On July 1, 1863, 160,000 Union and Confederate soldiers
descended upon the tiny town of Gettysburg, Pennsylvania. Two days later,
51,000 of them would either be dead, wounded or missing.
This week, 200,000 tourists are in Gettysburg commemorating the 150th anniversary of the battle now known as the “greatest” of the Civil War. Whether it makes more sense to call it the greatest or the most tragic – given the carnage it left behind – it is true that a different outcome might have changed American history. Gettysburg was the only battle fought north of the Mason-Dixon Line. Had the Confederacy succeeded in penetrating Pennsylvania, we might be two nations today instead of one. Most historians agree that the Union victory at Gettysburg and the simultaneous victory at Vicksburg, Mississippi, marked the turning point of the Civil War.
I have no desire to be part of the bedlam that is surely overtaking that otherwise quiet community this week, but I’ve been to Gettysburg many times. While my oldest son was a student at Gettysburg College, we paid multiple visits to the battlefield, museum, and the National Cemetery. Gettysburg is a moving place. Millions travel to its National Military Park every year, far more than visit any of the battlefields of the Revolutionary War. Some visit Gettysburg purely out of historical interest. Others come with the words of Lincoln’s famous address echoing in their minds. Still others journey there as pilgrims to a shrine of the “high water mark of the Confederacy,” remythologizing the Old South as an idyllic society devoted to personal freedom and limited government (as though the issue of slavery was incidental). The Gettysburg battlefield is the geographical intersection of competing stories about our nation.

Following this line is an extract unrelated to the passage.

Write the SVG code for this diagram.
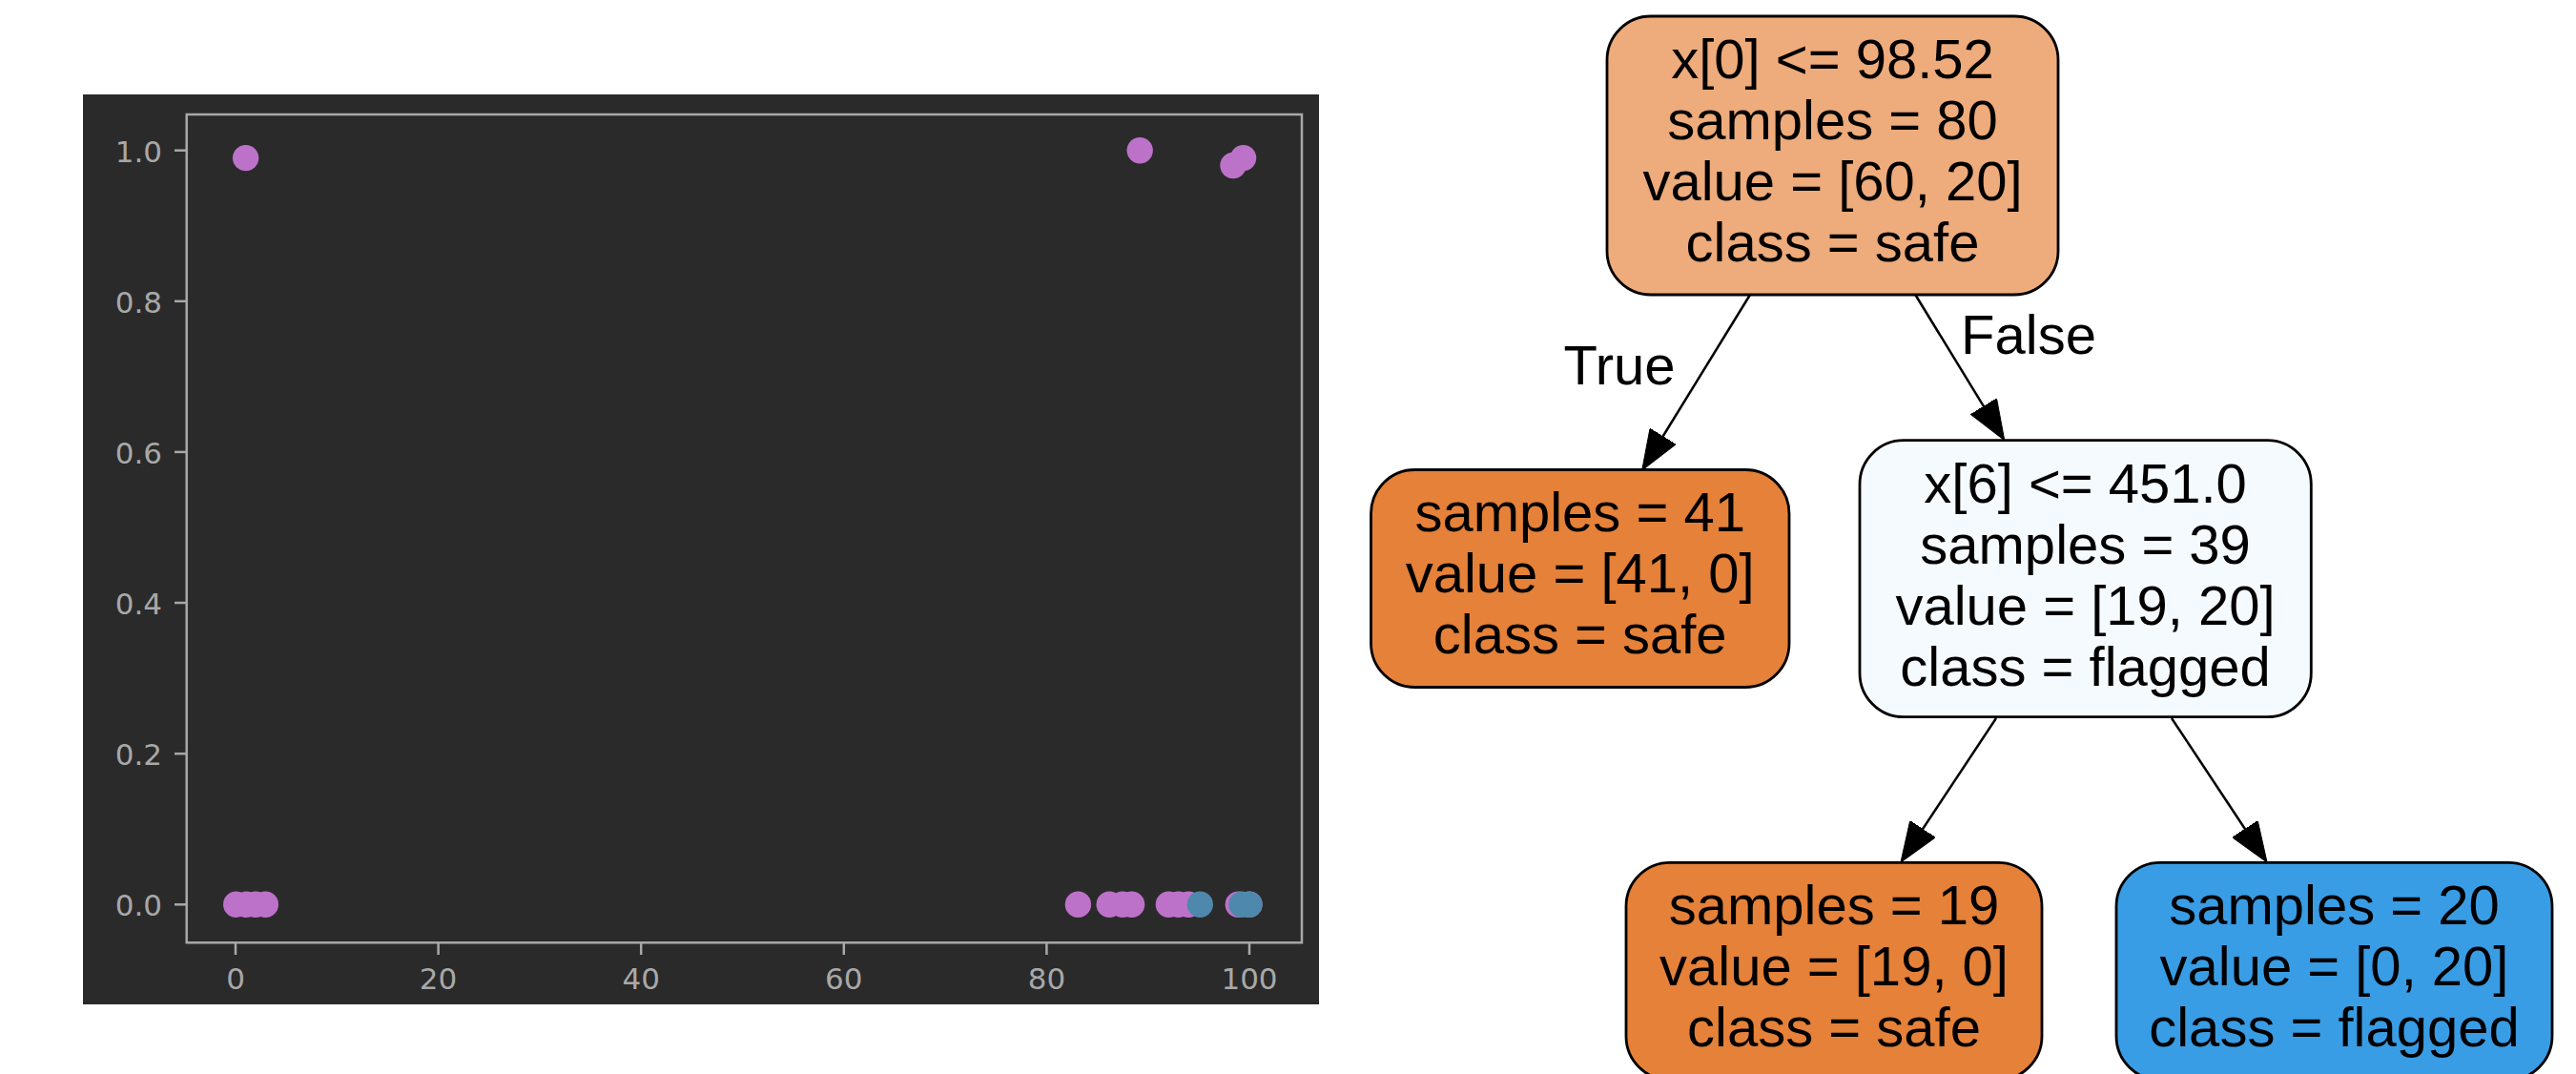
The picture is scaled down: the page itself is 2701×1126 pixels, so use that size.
<svg xmlns="http://www.w3.org/2000/svg" width="2701" height="1126" viewBox="0 0 2701 1126">
<style>
.tick{font-family:"DejaVu Sans",sans-serif;font-size:31px;fill:#a8a8a8}
.spine{fill:none;stroke:#a8a8a8;stroke-width:2.5}
.tk{stroke:#a8a8a8;stroke-width:2.5}
.pk{fill:#bd72c9}
.bl{fill:#4f88ad}
.node rect{stroke:#000;stroke-width:2.8}
.node text,.elabel{font-family:"Liberation Sans",Arial,sans-serif;font-size:58px;fill:#000;text-anchor:middle}
.edge{fill:none;stroke:#000;stroke-width:2.5;marker-end:url(#arr)}
</style>
<defs>
<marker id="arr" viewBox="0 0 42 32" refX="22" refY="16" markerWidth="42" markerHeight="32" markerUnits="userSpaceOnUse" orient="auto">
<path d="M0,0 L42,16 L0,32 z" fill="#000" stroke="#000" stroke-width="1"/>
</marker>
</defs>
<rect x="0" y="0" width="2701" height="1126" fill="#fff"/>

<g id="scatter-plot">
<rect x="87" y="99" width="1296" height="954" fill="#2a2a2a"/>
<rect class="spine" x="195.7" y="120" width="1169.3" height="868.3"/>
<g id="y-ticks">
<line class="tk" x1="183" y1="157.7" x2="195.7" y2="157.7"/>
<line class="tk" x1="183" y1="315.8" x2="195.7" y2="315.8"/>
<line class="tk" x1="183" y1="473.9" x2="195.7" y2="473.9"/>
<line class="tk" x1="183" y1="632" x2="195.7" y2="632"/>
<line class="tk" x1="183" y1="790.2" x2="195.7" y2="790.2"/>
<line class="tk" x1="183" y1="948.3" x2="195.7" y2="948.3"/>
<text class="tick" x="170" y="169.7" text-anchor="end">1.0</text>
<text class="tick" x="170" y="327.8" text-anchor="end">0.8</text>
<text class="tick" x="170" y="485.9" text-anchor="end">0.6</text>
<text class="tick" x="170" y="644" text-anchor="end">0.4</text>
<text class="tick" x="170" y="802.2" text-anchor="end">0.2</text>
<text class="tick" x="170" y="960.3" text-anchor="end">0.0</text>
</g>
<g id="x-ticks">
<line class="tk" x1="247" y1="988.3" x2="247" y2="1001"/>
<line class="tk" x1="459.6" y1="988.3" x2="459.6" y2="1001"/>
<line class="tk" x1="672.2" y1="988.3" x2="672.2" y2="1001"/>
<line class="tk" x1="884.8" y1="988.3" x2="884.8" y2="1001"/>
<line class="tk" x1="1097.4" y1="988.3" x2="1097.4" y2="1001"/>
<line class="tk" x1="1310" y1="988.3" x2="1310" y2="1001"/>
<text class="tick" x="247" y="1037" text-anchor="middle">0</text>
<text class="tick" x="459.6" y="1037" text-anchor="middle">20</text>
<text class="tick" x="672.2" y="1037" text-anchor="middle">40</text>
<text class="tick" x="884.8" y="1037" text-anchor="middle">60</text>
<text class="tick" x="1097.4" y="1037" text-anchor="middle">80</text>
<text class="tick" x="1310" y="1037" text-anchor="middle">100</text>
</g>
<g id="points">
<circle class="pk" cx="257.6" cy="165.6" r="13.7"/>
<circle class="pk" cx="1195.2" cy="157.7" r="13.7"/>
<circle class="pk" cx="1293" cy="173.5" r="13.7"/>
<circle class="pk" cx="1303.6" cy="165.6" r="13.7"/>
<circle class="pk" cx="247.7" cy="948.3" r="13.7"/>
<circle class="pk" cx="258" cy="948.3" r="13.7"/>
<circle class="pk" cx="268" cy="948.3" r="13.7"/>
<circle class="pk" cx="278.3" cy="948.3" r="13.7"/>
<circle class="pk" cx="1130.4" cy="948.3" r="13.7"/>
<circle class="pk" cx="1163.2" cy="948.3" r="13.7"/>
<circle class="pk" cx="1177" cy="948.3" r="13.7"/>
<circle class="pk" cx="1186.6" cy="948.3" r="13.7"/>
<circle class="pk" cx="1225.4" cy="948.3" r="13.7"/>
<circle class="pk" cx="1235.6" cy="948.3" r="13.7"/>
<circle class="pk" cx="1246.2" cy="948.3" r="13.7"/>
<circle class="pk" cx="1298.3" cy="948.3" r="13.7"/>
<circle class="pk" cx="1310" cy="948.3" r="13.7"/>
<circle class="bl" cx="1258.3" cy="948.3" r="13.7"/>
<circle class="bl" cx="1302" cy="948.3" r="13.7"/>
<circle class="bl" cx="1310" cy="948.3" r="13.7"/>
</g>
</g>

<g id="connectors">
<path class="edge" d="M1835,309 L1732.2,476"/>
<path class="edge" d="M2008.3,309 L2091.3,444.6"/>
<path class="edge" d="M2093,753 L2004,887.3"/>
<path class="edge" d="M2277,753 L2366,887.3"/>
<text class="elabel" x="1698" y="403">True</text>
<text class="elabel" x="2127" y="371">False</text>
</g>

<g id="node-root" class="node">
<rect x="1685" y="17" width="473" height="292" rx="46" fill="#eeab7b"/>
<text x="1921.5" y="82">x[0] &lt;= 98.52</text>
<text x="1921.5" y="146">samples = 80</text>
<text x="1921.5" y="210">value = [60, 20]</text>
<text x="1921.5" y="274">class = safe</text>
</g>

<g id="node-left" class="node">
<rect x="1437.5" y="492.5" width="438.5" height="228" rx="46" fill="#e58139"/>
<text x="1656.7" y="557">samples = 41</text>
<text x="1656.7" y="621">value = [41, 0]</text>
<text x="1656.7" y="685">class = safe</text>
</g>

<g id="node-mid" class="node">
<rect x="1950" y="461.7" width="473.3" height="290" rx="46" fill="#f5fafe"/>
<text x="2186.6" y="527">x[6] &lt;= 451.0</text>
<text x="2186.6" y="591">samples = 39</text>
<text x="2186.6" y="655">value = [19, 20]</text>
<text x="2186.6" y="719">class = flagged</text>
</g>

<g id="node-bl" class="node">
<rect x="1705" y="904.3" width="436" height="228" rx="46" fill="#e58139"/>
<text x="1923" y="969">samples = 19</text>
<text x="1923" y="1033">value = [19, 0]</text>
<text x="1923" y="1097">class = safe</text>
</g>

<g id="node-br" class="node">
<rect x="2219" y="904.3" width="457" height="228" rx="46" fill="#399de5"/>
<text x="2447.5" y="969">samples = 20</text>
<text x="2447.5" y="1033">value = [0, 20]</text>
<text x="2447.5" y="1097">class = flagged</text>
</g>
</svg>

In a 2011 post marking the 150th anniversary of the attack on Ft. Sumter, I reflected on the significance of the Civil War for America’s historical identity. I invite you to read it. Much of what I wrote there is very much in my mind this week as Independence Day is overshadowed by the Gettysburg anniversary. It seems to me that, while the Civil War’s bloodiest battle ended 150 years ago, a psychological “battle of Gettysburg” continues today.